Turnover has been an issue, but the group has nonetheless thrived in annual June shows featuring compelling new Wood works and revivals. In 2012, he took on an associate choreographer, Joshua L. Peugh, an SMU graduate who had been dancing in South Korea. Peugh’s style complemented Wood’s, and his humorous Slump was so well received that the company took it to Korea. Peugh soon left to start a North Texas branch of his Korean group, Dark Circles Contemporary Dance.

Ben Needham-Wood in Bruce Wood’s White Rabbit Photo by Brian Gulliaux.
Ben Needham-Wood in Bruce Wood’s White Rabbit
Photo by Brian Gulliaux.

For its June 2013 shows, dubbed “Red +2,” the Dance Project moved its act to City Performance Hall, a 750-seat venue across the street from Booker T. Washington in the swelling Dallas Arts District. Wood revived his so-called 9-11 piece, Red—one of the more athletic works in his oeuvre—and the jazzy, George Gershwin-fueled Rhapsody in Blue, while premiering a rocking new piece, White Rabbit, to commemorate the 50th anniversary of the Kennedy assassination.

Those performances were preceded in March 2013 by Wood’s biggest triumph to date, a groundbreaking multimedia dance for men called My Brother’s Keeper. With a cast ranging in age from 18 to 78, Wood essayed relationships between fathers and sons and between brothers, visualizing the resolution of deep-seated differences. The idea actually started without that familial baggage; Wood simply wanted to solve the physical riddle of how to partner men. “I get older men coming up to me all the time who saw it. They say, ‘Dude, that still haunts me.’ I say, ‘Sorry it haunts you but that’s awesome,’” Wood offers with a laugh.

Between Dance Project shows, Wood has been commissioned to create new pieces for benefits and other causes, sometimes using them as an opportunity to begin building longer works. At the December 2011 AIDS benefit “A Gathering,” he premiered Blue, a trio for Drake, Feril and Dallas Blagg that was the starting point for My Brother’s Keeper.
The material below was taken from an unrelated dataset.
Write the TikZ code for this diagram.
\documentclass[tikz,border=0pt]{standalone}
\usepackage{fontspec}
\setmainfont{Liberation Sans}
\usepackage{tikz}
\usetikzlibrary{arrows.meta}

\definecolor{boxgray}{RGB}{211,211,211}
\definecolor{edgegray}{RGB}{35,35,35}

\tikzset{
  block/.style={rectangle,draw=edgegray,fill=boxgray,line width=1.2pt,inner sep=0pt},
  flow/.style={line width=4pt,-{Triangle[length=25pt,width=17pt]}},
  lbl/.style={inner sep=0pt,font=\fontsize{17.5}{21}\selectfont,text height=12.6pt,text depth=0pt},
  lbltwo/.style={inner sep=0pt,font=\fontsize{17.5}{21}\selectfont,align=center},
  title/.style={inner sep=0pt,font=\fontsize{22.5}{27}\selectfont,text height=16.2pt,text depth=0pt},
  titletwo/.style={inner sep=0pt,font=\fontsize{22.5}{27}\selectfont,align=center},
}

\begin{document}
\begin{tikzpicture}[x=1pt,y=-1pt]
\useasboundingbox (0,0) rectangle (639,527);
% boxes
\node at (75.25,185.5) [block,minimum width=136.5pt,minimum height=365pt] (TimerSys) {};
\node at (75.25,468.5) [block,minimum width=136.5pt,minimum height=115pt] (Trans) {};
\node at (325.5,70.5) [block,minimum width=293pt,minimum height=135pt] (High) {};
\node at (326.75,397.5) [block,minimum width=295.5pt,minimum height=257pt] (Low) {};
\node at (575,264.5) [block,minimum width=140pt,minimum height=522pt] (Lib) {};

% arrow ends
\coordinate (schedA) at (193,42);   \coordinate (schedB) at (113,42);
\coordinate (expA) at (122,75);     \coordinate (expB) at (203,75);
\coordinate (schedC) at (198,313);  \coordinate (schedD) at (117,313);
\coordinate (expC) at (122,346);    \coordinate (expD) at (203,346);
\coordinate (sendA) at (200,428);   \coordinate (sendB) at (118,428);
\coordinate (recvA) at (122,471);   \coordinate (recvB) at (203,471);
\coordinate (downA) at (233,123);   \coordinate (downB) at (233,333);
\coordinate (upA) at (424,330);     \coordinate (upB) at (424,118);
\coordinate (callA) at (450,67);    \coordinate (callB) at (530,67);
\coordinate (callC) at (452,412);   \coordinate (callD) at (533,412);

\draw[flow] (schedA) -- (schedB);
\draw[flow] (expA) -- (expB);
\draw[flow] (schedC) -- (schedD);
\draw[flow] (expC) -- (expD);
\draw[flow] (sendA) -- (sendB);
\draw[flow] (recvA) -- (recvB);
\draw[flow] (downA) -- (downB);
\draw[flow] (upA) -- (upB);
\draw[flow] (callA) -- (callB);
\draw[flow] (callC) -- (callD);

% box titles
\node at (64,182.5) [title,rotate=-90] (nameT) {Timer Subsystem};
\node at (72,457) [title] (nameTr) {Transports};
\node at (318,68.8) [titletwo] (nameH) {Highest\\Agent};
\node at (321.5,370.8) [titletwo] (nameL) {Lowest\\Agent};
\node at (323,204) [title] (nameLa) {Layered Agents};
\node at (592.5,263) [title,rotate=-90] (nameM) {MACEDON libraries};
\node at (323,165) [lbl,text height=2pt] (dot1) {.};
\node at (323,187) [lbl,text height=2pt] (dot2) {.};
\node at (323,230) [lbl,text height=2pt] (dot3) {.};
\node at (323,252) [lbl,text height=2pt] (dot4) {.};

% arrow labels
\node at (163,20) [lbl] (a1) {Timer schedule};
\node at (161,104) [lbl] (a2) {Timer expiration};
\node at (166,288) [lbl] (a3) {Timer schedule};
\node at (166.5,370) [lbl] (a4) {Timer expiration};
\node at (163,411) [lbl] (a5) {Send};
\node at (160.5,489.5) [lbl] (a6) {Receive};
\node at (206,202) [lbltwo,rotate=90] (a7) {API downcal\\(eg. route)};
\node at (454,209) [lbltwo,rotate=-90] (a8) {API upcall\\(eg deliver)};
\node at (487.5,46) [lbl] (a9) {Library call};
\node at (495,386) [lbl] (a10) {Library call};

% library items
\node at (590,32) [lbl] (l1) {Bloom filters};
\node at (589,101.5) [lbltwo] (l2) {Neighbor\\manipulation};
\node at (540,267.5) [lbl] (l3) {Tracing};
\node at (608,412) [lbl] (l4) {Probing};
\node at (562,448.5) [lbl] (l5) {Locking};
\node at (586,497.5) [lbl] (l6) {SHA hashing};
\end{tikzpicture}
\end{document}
Wood’s return has sparked excitement in the North Texas dance community. Whether directly attributable to him or not, new troupes have been popping up all over the region. An audition in April for seven new company members drew nearly 100 applicants, including some of the most familiar faces on the scene. At the same time, the Dance Project has increased its patron base five-fold, to between 150 and 200 donors, according to Halperin. A Broadway-style music-and-dance revue, “Mistletoe Magic,” raised about $50,000 last December, and it will be back for the holidays. The company is operating on a modest $400,000 budget. In addition to the June and December shows, a program is scheduled for September when Wood plans to premiere his version of Appalachian Spring to live accompaniment from the Dallas Chamber Symphony.

Yet despite its success and all the accolades, for Wood and his supporters the Dance Project hasn’t quite arrived. A year ago, Halperin told me that to last the company had to get to the point where the dancers were under contract rather than just being paid by the hour. “For us to be successful, to do the kind of work that Bruce wants to do, you have to rehearse every day. You can’t rehearse willy-nilly,” Halperin explains. Wood says, “I’m really good at making dancers better. But I have to have them for a period of time.”
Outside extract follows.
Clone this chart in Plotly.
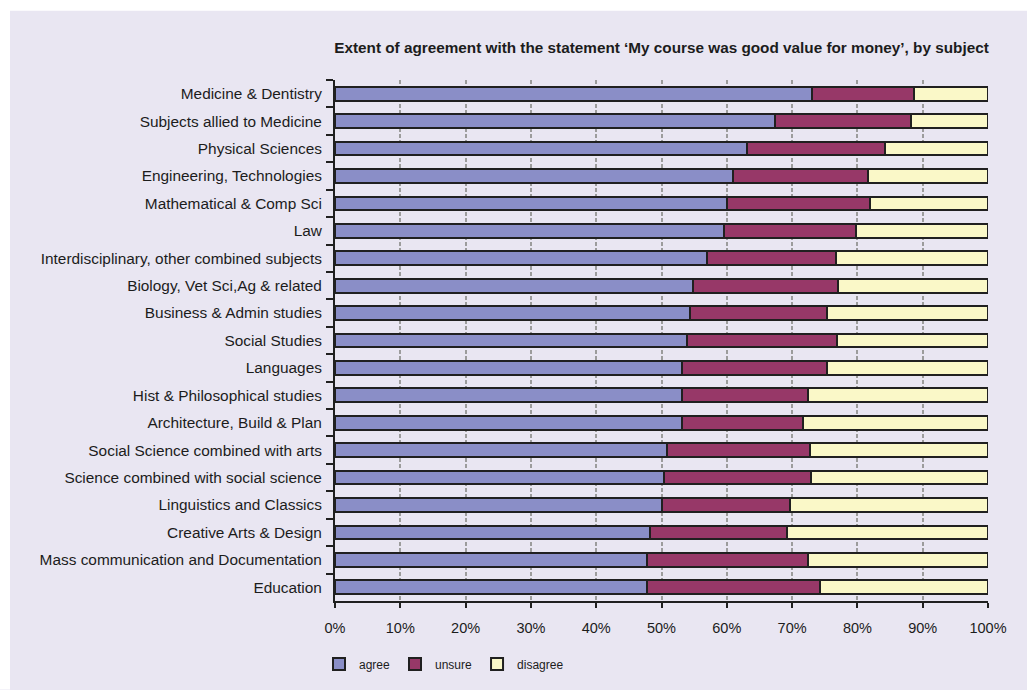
import plotly.graph_objects as go

# Subjects, listed top to bottom
subjects = [
    "Medicine & Dentistry",
    "Subjects allied to Medicine",
    "Physical Sciences",
    "Engineering, Technologies",
    "Mathematical & Comp Sci",
    "Law",
    "Interdisciplinary, other combined subjects",
    "Biology, Vet Sci,Ag & related",
    "Business & Admin studies",
    "Social Studies",
    "Languages",
    "Hist & Philosophical studies",
    "Architecture, Build & Plan",
    "Social Science combined with arts",
    "Science combined with social science",
    "Linguistics and Classics",
    "Creative Arts & Design",
    "Mass communication and Documentation",
    "Education",
]

# Share of respondents (%) per subject
agree = [73.1, 67.4, 63.1, 60.9, 60.0, 59.5, 56.9, 54.8, 54.4, 53.9,
         53.1, 53.1, 53.1, 50.9, 50.4, 50.0, 48.3, 47.8, 47.8]
unsure = [15.5, 20.8, 21.2, 20.7, 22.0, 20.3, 19.8, 22.3, 21.0, 22.9,
          22.3, 19.3, 18.5, 21.9, 22.5, 19.7, 20.9, 24.6, 26.4]
disagree = [11.4, 11.8, 15.7, 18.4, 18.0, 20.2, 23.3, 22.9, 24.6, 23.2,
            24.6, 27.6, 28.4, 27.2, 27.1, 30.3, 30.8, 27.6, 25.8]

series = [
    ("agree", agree, "#8A8EC7"),
    ("unsure", unsure, "#973868"),
    ("disagree", disagree, "#FAF8C8"),
]

FONT = "Liberation Sans, Arial, sans-serif"
PANEL = "#E9E6F2"
INK = "#1c1c1c"

fig = go.Figure()
for name, vals, color in series:
    fig.add_trace(go.Bar(
        y=subjects, x=vals, name=name, orientation="h",
        width=0.5,
        marker=dict(color=color, line=dict(color="#202020", width=2)),
        hoverinfo="x+y+name",
    ))

W, H = 1027, 690
ML, MR, MT, MB = 335, 39, 80, 84
pw, ph = W - ML - MR, H - MT - MB

fig.update_layout(
    width=W, height=H,
    margin=dict(l=ML, r=MR, t=MT, b=MB, pad=0),
    barmode="stack",
    paper_bgcolor=PANEL,
    plot_bgcolor=PANEL,
    font=dict(family=FONT, size=14, color=INK),
    title=dict(
        text="<b>Extent of agreement with the statement \u2018My course was good value for money\u2019, by subject</b>",
        font=dict(family=FONT, size=15.3, color=INK),
        x=(ML + pw / 2) / W, xanchor="center",
        y=1 - 48 / H, yanchor="middle",
    ),
    legend=dict(
        orientation="h",
        x=-16 / pw, xanchor="left",
        y=-(655 - (H - MB)) / ph, yanchor="top",
        font=dict(family=FONT, size=12, color=INK),
        bgcolor="rgba(0,0,0,0)",
        itemclick=False, itemdoubleclick=False,
        traceorder="normal",
    ),
    xaxis=dict(
        range=[0, 100], dtick=10, ticksuffix="%",
        showgrid=True, gridcolor="#9c9c9c", gridwidth=1.5, griddash="4px,2px",
        showline=True, linecolor="#202020", linewidth=2,
        ticks="outside", ticklen=5, tickwidth=2, tickcolor="#202020",
        ticklabelstandoff=8,
        zeroline=False,
        tickfont=dict(family=FONT, size=14.5, color=INK),
    ),
    yaxis=dict(
        autorange="reversed",
        showgrid=False,
        showline=True, linecolor="#202020", linewidth=2,
        ticks="outside", ticklen=7, tickwidth=2, tickcolor="#202020",
        tickson="boundaries",
        ticklabelstandoff=8,
        tickfont=dict(family=FONT, size=15.4, color=INK),
    ),
    showlegend=True,
    shapes=[
        # white outer border strips along the top and left edges
        dict(type="rect", xref="paper", yref="paper", layer="below",
             x0=-ML / pw - 0.01, x1=(W - ML) / pw + 0.01, y0=1 + (MT - 10) / ph, y1=1 + MT / ph + 0.01,
             fillcolor="white", line=dict(width=0)),
        dict(type="rect", xref="paper", yref="paper", layer="below",
             x0=-ML / pw - 0.01, x1=-(ML - 10) / pw, y0=-MB / ph - 0.01, y1=1 + MT / ph + 0.01,
             fillcolor="white", line=dict(width=0)),
    ],
)

fig.write_html(
    "out.html",
    post_script=(
        "document.documentElement.style.background='" + PANEL + "';"
        "document.body.style.background='" + PANEL + "';"
        "document.body.style.margin='0';document.body.style.overflow='hidden';"
    ),
)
To that end, for the first time, company members are under contract this year—albeit for relatively short periods of seven, nine and six weeks—at $20 an hour for at least 20 hours a week. Rehearsals are taking place at the Dallas Opera studios near Fair Park, but Halperin is hunting for a building to buy. “If I don’t get a building, the dream won’t happen,” she says.
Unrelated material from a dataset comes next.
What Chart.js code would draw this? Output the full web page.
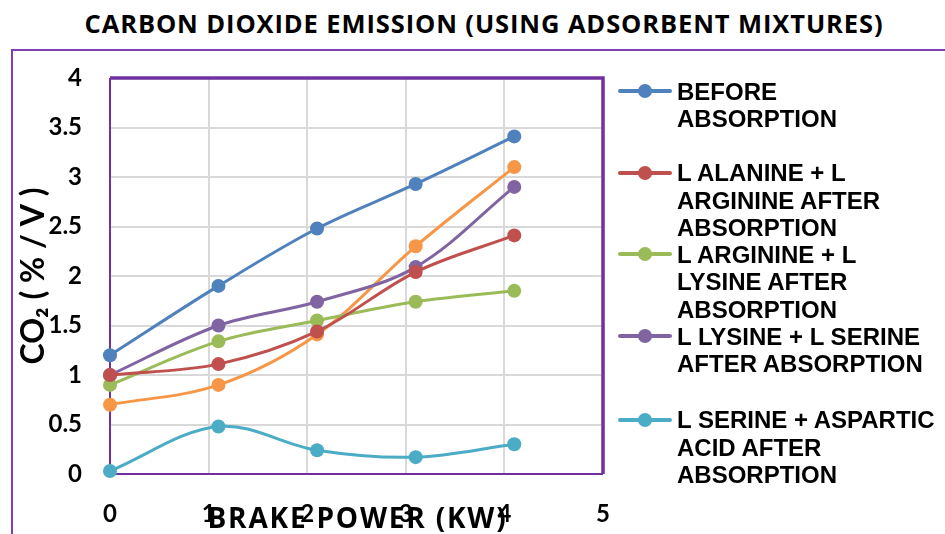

The next step after a permanent home is touring, which requires a long lead-time. Wood and Halperin plan to attend the Association of Performing Arts Presenters conference in January to gauge possibilities for 2016-17. “It’s a process,” Halperin says of the Dance Project’s growth.

“The only thing that makes it worth it is the work—and I’m not really qualified to do anything else,” Wood says with a chuckle. “I’m doing the thing that I know how to do well, and I know that it matters, even if it’s just to one person or the dancers in the room. You can’t do better than that.”